Reports: January sales in Breckenridge, Silverthorne, Frisco, Dillon all ahead of last year
Summit County’s most recent sales-tax reports show that Breckenridge, Silverthorne, Frisco and Dillon have started the year 6 to 31 percent ahead of where they were after the first month of 2017.
Throughout last year, Summit County’s four biggest towns registered record-setting sales tax revenue, each logging from 3.3 to 9.7 percent growth and continuing an upward trend that dates back to the end of the recession.
According to the towns’ most recent financial reports, this January marked one of the best starts to a year ever for taxable sales with Dillon finishing the month up 31.1 percent, Breckenridge up 10.5 percent, Silverthorne up 8.2 percent and Frisco up 6.1 percent compared to January 2017.

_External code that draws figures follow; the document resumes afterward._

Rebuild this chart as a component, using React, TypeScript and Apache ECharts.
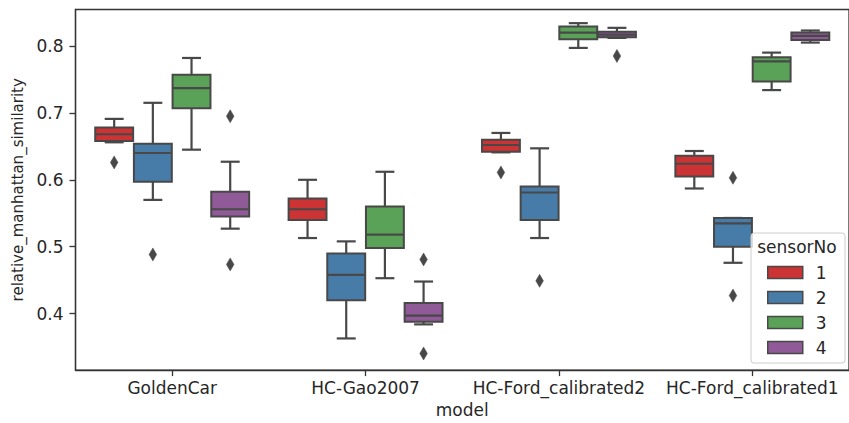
import { useEffect, useRef } from 'react';
import * as echarts from 'echarts';

const models = ['GoldenCar', 'HC-Gao2007', 'HC-Ford_calibrated2', 'HC-Ford_calibrated1'];
const sensors = ['1', '2', '3', '4'];

// [min (lower whisker), Q1, median, Q3, max (upper whisker)] per model
const sensor1Stats = [
  [0.656, 0.658, 0.668, 0.678, 0.691],
  [0.513, 0.540, 0.556, 0.572, 0.600],
  [0.641, 0.642, 0.652, 0.660, 0.670],
  [0.587, 0.605, 0.624, 0.636, 0.643],
];
const sensor2Stats = [
  [0.570, 0.597, 0.640, 0.654, 0.715],
  [0.363, 0.420, 0.458, 0.490, 0.508],
  [0.513, 0.540, 0.581, 0.590, 0.647],
  [0.476, 0.500, 0.535, 0.543, 0.543],
];
const sensor3Stats = [
  [0.645, 0.707, 0.737, 0.757, 0.782],
  [0.453, 0.498, 0.518, 0.560, 0.612],
  [0.797, 0.810, 0.820, 0.829, 0.834],
  [0.734, 0.747, 0.777, 0.783, 0.790],
];
const sensor4Stats = [
  [0.527, 0.545, 0.556, 0.582, 0.627],
  [0.384, 0.388, 0.397, 0.416, 0.448],
  [0.812, 0.813, 0.817, 0.821, 0.827],
  [0.805, 0.809, 0.815, 0.820, 0.823],
];
const sensorStats = [sensor1Stats, sensor2Stats, sensor3Stats, sensor4Stats];

// [model index, value]
const sensor1Outliers = [[0, 0.626], [2, 0.611]];
const sensor2Outliers = [[0, 0.4885], [2, 0.449], [3, 0.603], [3, 0.427]];
const sensor3Outliers: number[][] = [];
const sensor4Outliers = [[0, 0.695], [0, 0.4736], [1, 0.481], [1, 0.3405], [2, 0.785]];
const sensorOutliers = [sensor1Outliers, sensor2Outliers, sensor3Outliers, sensor4Outliers];

const yTicks = [0.4, 0.5, 0.6, 0.7, 0.8];
const yMin = 0.3157;
const yMax = 0.8544;

const PALETTE = ['#cb3335', '#477ca8', '#59a257', '#905998'];
const EDGE = '#484848';
const TEXT = '#262626';
const FONT = 'DejaVu Sans';

function hueCenter(api: any, cat: number, h: number) {
  const band = api.size([1, 0])[0];
  const slot = (band * 0.8) / sensors.length;
  const base = api.coord([cat, yTicks[0]])[0];
  return { center: base + (h - (sensors.length - 1) / 2) * slot, slot };
}

function makeBoxRender(h: number) {
  return (_params: any, api: any) => {
    const cat = api.value(0);
    const { center, slot } = hueCenter(api, cat, h);
    const half = (slot * 0.98) / 2;
    const capHalf = half / 2;
    const y = (k: number) => api.coord([cat, api.value(k)])[1];
    const yLo = y(1), yQ1 = y(2), yMed = y(3), yQ3 = y(4), yHi = y(5);
    const ls = { stroke: EDGE, lineWidth: 2.2, fill: null };
    return {
      type: 'group',
      children: [
        { type: 'line', shape: { x1: center, y1: yQ1, x2: center, y2: yLo }, style: ls },
        { type: 'line', shape: { x1: center, y1: yQ3, x2: center, y2: yHi }, style: ls },
        { type: 'line', shape: { x1: center - capHalf, y1: yLo, x2: center + capHalf, y2: yLo }, style: ls },
        { type: 'line', shape: { x1: center - capHalf, y1: yHi, x2: center + capHalf, y2: yHi }, style: ls },
        {
          type: 'rect',
          shape: { x: center - half, y: yQ3, width: half * 2, height: yQ1 - yQ3 },
          style: { fill: PALETTE[h], stroke: EDGE, lineWidth: 2 },
        },
        { type: 'line', shape: { x1: center - half, y1: yMed, x2: center + half, y2: yMed }, style: ls },
      ],
    };
  };
}

function makeOutlierRender(h: number) {
  return (_params: any, api: any) => {
    const cat = api.value(0);
    const { center } = hueCenter(api, cat, h);
    const yy = api.coord([cat, api.value(1)])[1];
    const hw = 3.8, hh = 6.5;
    return {
      type: 'polygon',
      shape: { points: [[center, yy - hh], [center + hw, yy], [center, yy + hh], [center - hw, yy]] },
      style: { fill: EDGE, stroke: EDGE, lineWidth: 0.5 },
    };
  };
}

export default function App() {
  const ref = useRef<HTMLDivElement>(null);
  useEffect(() => {
    if (!ref.current) return;
    const chart = echarts.init(ref.current, undefined, { renderer: 'svg' });
    const boxSeries = sensors.map((name, h) => ({
      type: 'custom',
      name,
      renderItem: makeBoxRender(h),
      itemStyle: { color: PALETTE[h] },
      encode: { x: 0, y: [1, 2, 3, 4, 5] },
      data: sensorStats[h].map((s, i) => [i, ...s]),
      z: 2,
    }));
    const outlierSeries = sensors.map((name, h) => ({
      type: 'custom',
      name: 'outliers ' + name,
      renderItem: makeOutlierRender(h),
      itemStyle: { color: EDGE },
      encode: { x: 0, y: 1 },
      data: sensorOutliers[h],
      z: 3,
    }));
    chart.setOption({
      animation: false,
      backgroundColor: '#ffffff',
      textStyle: { fontFamily: FONT },
      grid: {
        left: 75.5,
        right: -6,
        top: 9.5,
        bottom: 52,
        show: true,
        borderColor: '#333333',
        borderWidth: 1.3,
        backgroundColor: 'transparent',
      },
      xAxis: {
        type: 'category',
        data: models,
        name: 'model',
        nameLocation: 'middle',
        nameGap: 27,
        nameTextStyle: { fontSize: 17, color: TEXT, fontFamily: FONT },
        axisLine: { show: true, lineStyle: { color: '#333333', width: 1.3 } },
        axisTick: { show: true, alignWithLabel: true, length: 6, lineStyle: { color: '#333333', width: 1.3 } },
        axisLabel: { fontSize: 17, color: TEXT, fontFamily: FONT, margin: 9, interval: 0 },
        splitLine: { show: false },
      },
      yAxis: {
        type: 'value',
        min: yMin,
        max: yMax,
        name: 'relative_manhattan_similarity',
        nameLocation: 'middle',
        nameGap: 48,
        nameTextStyle: { fontSize: 15, color: TEXT, fontFamily: FONT },
        axisLine: { show: true, lineStyle: { color: '#333333', width: 1.3 } },
        axisTick: { show: true, length: 6, customValues: yTicks, lineStyle: { color: '#333333', width: 1.3 } },
        axisLabel: {
          fontSize: 17,
          color: TEXT,
          fontFamily: FONT,
          margin: 12,
          customValues: yTicks,
          formatter: (v: number) => v.toFixed(1),
        },
        splitLine: { show: false },
      },
      legend: {
        data: sensors,
        orient: 'vertical',
        left: 767,
        top: 264,
        padding: 0,
        itemWidth: 35,
        itemHeight: 12,
        itemGap: 8,
        icon: 'rect',
        z: 12,
        itemStyle: { borderColor: EDGE, borderWidth: 1.5 },
        textStyle: { fontSize: 17, color: TEXT, fontFamily: FONT, padding: [0, 0, 0, 8] },
        selectedMode: false,
      },
      graphic: [
        {
          type: 'rect',
          z: 10,
          shape: { x: 751, y: 233, width: 94, height: 130, r: 3 },
          style: { fill: 'rgba(255,255,255,0.8)', stroke: '#cccccc', lineWidth: 1 },
        },
        {
          type: 'text',
          z: 12,
          x: 797,
          y: 247,
          style: {
            text: 'sensorNo',
            fontSize: 17,
            fontFamily: FONT,
            fill: TEXT,
            align: 'center',
            verticalAlign: 'middle',
          },
        },
      ],
      series: [...boxSeries, ...outlierSeries],
    });
    return () => chart.dispose();
  }, []);
  return (
    <div
      ref={ref}
      style={{ position: 'absolute', left: 0, top: 0, width: 849, height: 423 }}
    />
  );
}
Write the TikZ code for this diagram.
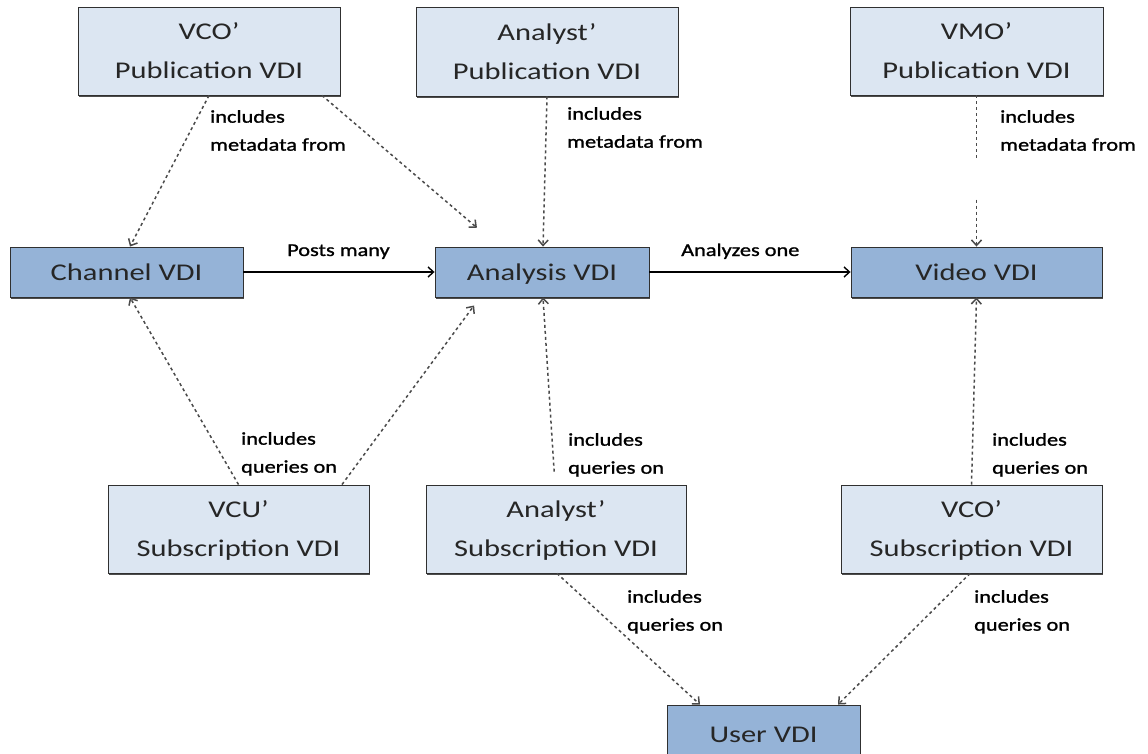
\documentclass[tikz,border=0pt]{standalone}
\usepackage{fontspec}
\setmainfont{Carlito}[FakeStretch=1.27]
\newfontfamily\tagfont{Carlito}[FakeStretch=1.24, FakeBold=1.2]
\usetikzlibrary{arrows.meta,shadows}

\definecolor{boxlight}{HTML}{DCE6F2}
\definecolor{boxdark}{HTML}{95B3D7}
\definecolor{edgeline}{HTML}{303030}
\definecolor{depline}{HTML}{4A4A4A}
\definecolor{ink}{HTML}{262626}

\tikzset{
  vdi/.style={draw=edgeline, line width=0.9pt, inner sep=0pt, align=center,
    text=ink, font=\fontsize{24}{39}\selectfont, text depth=0pt,
    drop shadow={shadow xshift=0.8pt, shadow yshift=-2.2pt, fill=black!70, opacity=1}},
  lightbox/.style={vdi, fill=boxlight},
  darkbox/.style={vdi, fill=boxdark},
  tag/.style={anchor=north west, inner sep=0pt, align=left,
    font=\tagfont\fontsize{18}{28}\selectfont, text=black},
  flowlabel/.style={anchor=base west, inner sep=0pt,
    font=\tagfont\fontsize{18}{28}\selectfont, text=black},
  barb/.style={-{Straight Barb[length=5.5pt,width=10pt]}},
  dep/.style={barb, draw=depline, line width=1.5pt, dash pattern=on 3pt off 3pt},
  flow/.style={barb, draw=black, line width=1.4pt},
}

\begin{document}
\begin{tikzpicture}[x=1pt,y=-1pt]
  \useasboundingbox (0,0) rectangle (1148,754);
  \clip (0,0) rectangle (1148,754);
  \fill[white] (0,0) rectangle (1148,754);

  % publication VDIs
  \node[lightbox, minimum width=262pt, minimum height=88pt] (vcoPub) at (209,51) {VCO’\\Publication VDI};
  \node[lightbox, minimum width=262pt, minimum height=89pt] (anaPub) at (547,51.5) {Analyst’\\Publication VDI};
  \node[lightbox, minimum width=253pt, minimum height=88pt] (vmoPub) at (976.5,51) {VMO’\\Publication VDI};

  % core VDIs
  \node[darkbox, minimum width=233pt, minimum height=50pt] (chan) at (126.5,272) {Channel VDI};
  \node[darkbox, minimum width=214pt, minimum height=50pt] (ana) at (542,272) {Analysis VDI};
  \node[darkbox, minimum width=251pt, minimum height=50pt] (vid) at (976.5,272) {Video VDI};

  % subscription VDIs
  \node[lightbox, minimum width=261pt, minimum height=88pt] (vcuSub) at (238.5,529) {VCU’\\Subscription VDI};
  \node[lightbox, minimum width=260pt, minimum height=88pt] (anaSub) at (556,529) {Analyst’\\Subscription VDI};
  \node[lightbox, minimum width=261pt, minimum height=88pt] (vcoSub) at (971.5,529) {VCO’\\Subscription VDI};

  % user VDI
  \node[darkbox, minimum width=193pt, minimum height=60pt] (user) at (763.5,735) {User VDI};

  % main flow
  \draw[flow] (chan.east) -- (ana.west);
  \draw[flow] (ana.east) -- (vid.west);
  \node[flowlabel] (lposts) at (287,256) {Posts many};
  \node[flowlabel] (lanalyzes) at (681,256) {Analyzes one};

  % metadata dependencies
  \draw[dep] (vcoPub.south) -- ([xshift=3.5pt]chan.north);
  \draw[dep, shorten >=29pt] ([xshift=113pt]vcoPub.south) -- ([xshift=-43pt]ana.north);
  \draw[dep] (anaPub.south) -- ([xshift=1pt]ana.north);
  \coordinate (vmoGapA) at ([yshift=-65pt]vmoPub.south);
  \coordinate (vmoGapB) at ([yshift=47pt]vid.north);
  \draw[dep] (vmoPub.south) -- (vmoGapA) (vmoGapB) -- (vid.north);

  % query dependencies
  \draw[dep] (vcuSub.north) -- ([xshift=3.5pt]chan.south);
  \draw[dep, shorten >=10pt] ([xshift=103.5pt]vcuSub.north) -- ([xshift=-62pt]ana.south);
  \draw[dep, shorten <=13pt] ([xshift=-1pt]anaSub.north) -- ([xshift=1pt]ana.south);
  \draw[dep] (vcoSub.north) -- (vid.south);
  \draw[dep] ([xshift=1pt]anaSub.south) -- ([xshift=-63.5pt]user.north);
  \draw[dep] ([xshift=-1.5pt]vcoSub.south) -- ([xshift=74.5pt]user.north);

  % dependency labels
  \node[tag] (t1) at (210,110) {includes\\metadata from};
  \node[tag] (t2) at (567,107) {includes\\metadata from};
  \node[tag] (t3) at (1000,110) {includes\\metadata from};
  \node[tag] (t4) at (241,432) {includes\\queries on};
  \node[tag] (t5) at (568,433) {includes\\queries on};
  \node[tag] (t6) at (992,433) {includes\\queries on};
  \node[tag] (t7) at (627,590) {includes\\queries on};
  \node[tag] (t8) at (974,590) {includes\\queries on};
\end{tikzpicture}
\end{document}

Pinpointing some of the leading economic sectors, Silverthorne saw a sharp spike in sales at the outlet mall, which accounts for roughly one-fifth of the town’s overall sales tax receipts.
At the same time, Frisco’s restaurants posted double-digit gains while Breckenridge was buoyed by increased traffic in general retail, restaurants and bars, and other sectors.
Overall, Breckenridge’s estimated net taxable sales surged 10.5 percent in January compared to January 2017.
Breckenridge generally has smaller percentage fluctuations than other towns in Summit County do, largely because, with more than a half-billion dollars in taxable retail sales in town, it takes a lot more to move the percentages one way or another than it does for other Summit County towns.
Drilling down to the individual sectors, Breckenridge lodging accommodations were up a whopping 17.7 percent in January, which the town attributes to an “increased number of monthly returns filed.”
Also, grocery and liquor sales were up 22.8 percent over January 2017 while Breckenridge’s restaurants and bars (9.6 percent), retail (5.4 percent) and marijuana (2.8 percent) businesses also saw gains.
On the other side, construction was down 11.5 percent in Breckenridge compared to January 2017. However, construction also experienced the highest growth rate of 2017 at 9.22 percent over 2016.
Reaching $885,926 in January, Silverthorne’s estimated sales-tax collections were up 8.2 percent vs. January 2017.
One encouraging piece of that is the Outlets at Silverthorne, which account for roughly one-fifth of the town’s overall sales-tax receipts, were up almost $40,000 compared to the first month of 2017, an increase of more than 27 percent.
The most recent financial report summarizes January’s sales taxes collected in February, according to Silverthorne revenue administrator Kathy Marshall, who attributed growth at the outlets to new tenants while adding that a new Levi’s store opened there about three weeks ago.
In the report, Marshall also highlighted increases in consumer retail (15.5 percent), lodging (14.5 percent), food and liquor (5.1 percent) and service (3.7 percent) categories, while acknowledging dips in automotive (9.7 percent) and building retail (7.4 percent).
In her report, Marshall explained the decline in automotive as a result of reduced revenue from collision repairs and auto sales, while the slight depression in building retail was blamed on “inflated” collections from one vendor in January 2017, as well as slower sales and equipment rentals.
With more than $156,000 in estimated monthly sale taxes for January by themselves, Frisco’s restaurants were up 10.9 percent compared to January 2017. Along with general retail and grocery, restaurants are easily one of the most impactful sectors for the town.
Additionally, furnishings (29.1 percent), office (21.9 percent), general retail (9.3 percent), liquor (6.55 percent) and grocery (4 percent) all saw increases compared to January 2017, helping Frisco finish the month 6.1 percent above January 2017 at $860,008 overall.
Frisco also saw strong growth in the gifts (71.3 percent), clothing (44.27 percent), and health and beauty (98.6 percent) sectors. However, with clothing leading all three in January at just over $12,000 in sales-tax revenue, they remain a fraction of town’s overall collections.
Frisco also breaks its lodging industry into two distinct categories — hotels and inns and vacation rentals. While hotels and inns were down 5.7 percent, vacation rentals were up a whopping 82.5 percent.
Dillon’s lodging tax was mostly flat in January, up just 0.11 percent, but the town still saw the highest rate of increase in its estimated sales-tax revenues last January compared to any other town in the county.
It should be noted some of that the high-percentage growth — over 31.1 percent — is somewhat a product of a slower-than-normal January 2017, in which Dillon was 16 percent behind January 2016.
Still, with sales-tax collections at $712,751 in January, it was almost one-third more than what Dillon had during the first month of 2017 ($543,619), which was actually less than the amount collected in January 2016 ($560,144).
In fact, Dillon spent the first half of 2017 lagging behind 2016 year-to-date figures before catching up and piling on the gains in the second half. With January already far ahead of January 2017, that won’t be happening again this year.